Kanuni Sultan Süleyman: 1566 yılında, 73 yaşında, hasta olmasına rağmen, 1 Mayıs 1565 tarihinde, 13’ncü ve son seferine çıkmıştır. Hasta, yaşlı ve ölüm tehlikesine rağmen: oğullarını idam ettirmesi sebebiyle, askerle halk arasında kendisine karşı oluşan olumsuz imajı düzeltmek istemektedir. Ancak, biraz önce de söylediğim gibi, uzun zamandır yani 11 seneye yakın süredir, herhangi bir sefere çıkmamıştır. Ancak, eskiden olduğu gibi, seferlere at sırtında gidemiyordu ve yalnızca şehirlerden geçerken at sırtında, diğer bölgelerde ise saltanat arabasında seyahat ediyordu.
Zigetvar şehri: çevresi surlarla çevrili ve üç kısımdan oluşuyordu. Ayrıca, yine şehrin çevresinde nehirler, bataklıklar ve göller bulunuyordu. Suların ortasında, üç adacık şeklinde olduğu için şehre “Szigetvar” yani “Adalar şehri” deniliyordu. Ayrıca, yeni şehir, uzun bir kuşatmaya yetecek kadar erzakla donatılmıştı.
Bu yüzden: şehrin ele geçirilmesi gecikti. Kuşatmanın son günlerinde: Kanuni nin hastalığı iyice ilerledi.
Zigetvar fethedilmeden bir gün önce; 5 Eylül 1566 tarihinde öldü.
Moralleri bozulmasın diye: Sokullu Mehmet Paşa: askerden, Sultanın ölümünü sakladı. Ölüm duyulmasın diye, özel doktoru boğdurulurak öldürüldü.
Hünkarın iç organları ölümünün ardından boşaltıldı ve Zigetvar da çadırında yatağının bulunduğu yere gömüldü. Ceset ise: tahnit işlemine tabi tutuldu, muşambalara sıkı sıkı sarılarak tabuta konuldu ve tabut, tahtın altına gizlendi.
Daha sonra ise, hünkarın ölü vicuduna elbiseleri giydirildi ve çadırında bulunan tahtında dik oturması, gözlerinin açık, yanaklarının kırmızı olması için, sık sık makyaj yapıldı ve her gün çadırına yemekler götürüldü.

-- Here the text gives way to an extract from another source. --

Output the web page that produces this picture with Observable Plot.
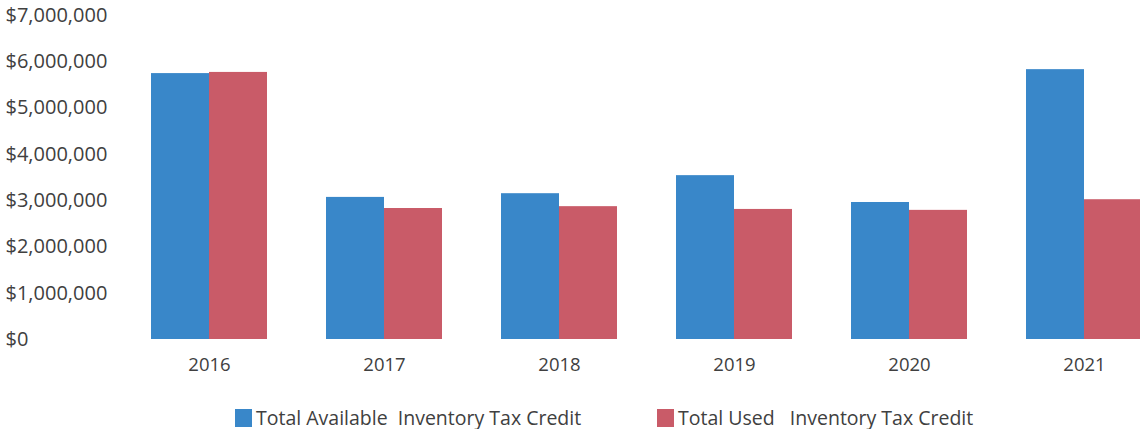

Savaş bitip çadır yıkıldığında, İstanbul a dönüş yolunda, Sultan yine saltanat arabasına dik oturur halde yerleştirildi ve İstanbul yakınlarında Belgrad ormanlarına yaklaşıldığında, öldüğü söylendi ve tabutu, 400 asker tarafından İstanbul a kadar taşındı.
İstanbul a gelince defin işlemlerine başlandı. Yani: ceset, yaklaşık 48 gün boyunca saklandı.
Sultanın vasiyeti:
Bir sandığı varmış ve kendisiyle birlikte gömülmesini vasiyet etmiştir. Ancak: Şeyhülislam Ebusuud Efendiye durum iletildiğinde, dinen bunun mümkün olmayacağını belirtmiş ve sandık Sultan ile birlikte gömülmemiştir.
Daha sonra sandık açıldığında, sandığın içinden;
Sultan tarafından yaptığı işler ve vereceği kararlar için: dine uygun olup olmadığı hakkında, Şeyhülislamdan aldığı fetvalar bulunuyormuş.
Kanuni Sultan Süleyman ın ölümünden sonra: yerine II. Selim geçmiştir. II. Selim: babasının iç organlarının ve kalbinin gömülü bulunduğu Zigetvar bölgesinde, mermerden güzel bir türbe yaptırmıştır. Macarlar, buraya “Turbek” ismi vermişlerdir.
Türbe, 150 yıl boyunca burada kalmıştır.
Kanuni nin türbesi ise: Süleymaniye camisinin kıble tarafında, Mimar Sinan ın yaptığı türbeye nakledildi.
Kanuni Sultan Süleyman ın Szigetvar kuşatmasında otağının kurulduğu Similehov tepesine ise, 1994 yılında Türk-Macar Dostluk Parkı yapılmıştır.
Ancak: Macaristan Osmanlının elinden alınınca, türbe 1693 yılında yıkılmış ve yerine, Katolik Kilisesi yaptırılmıştır.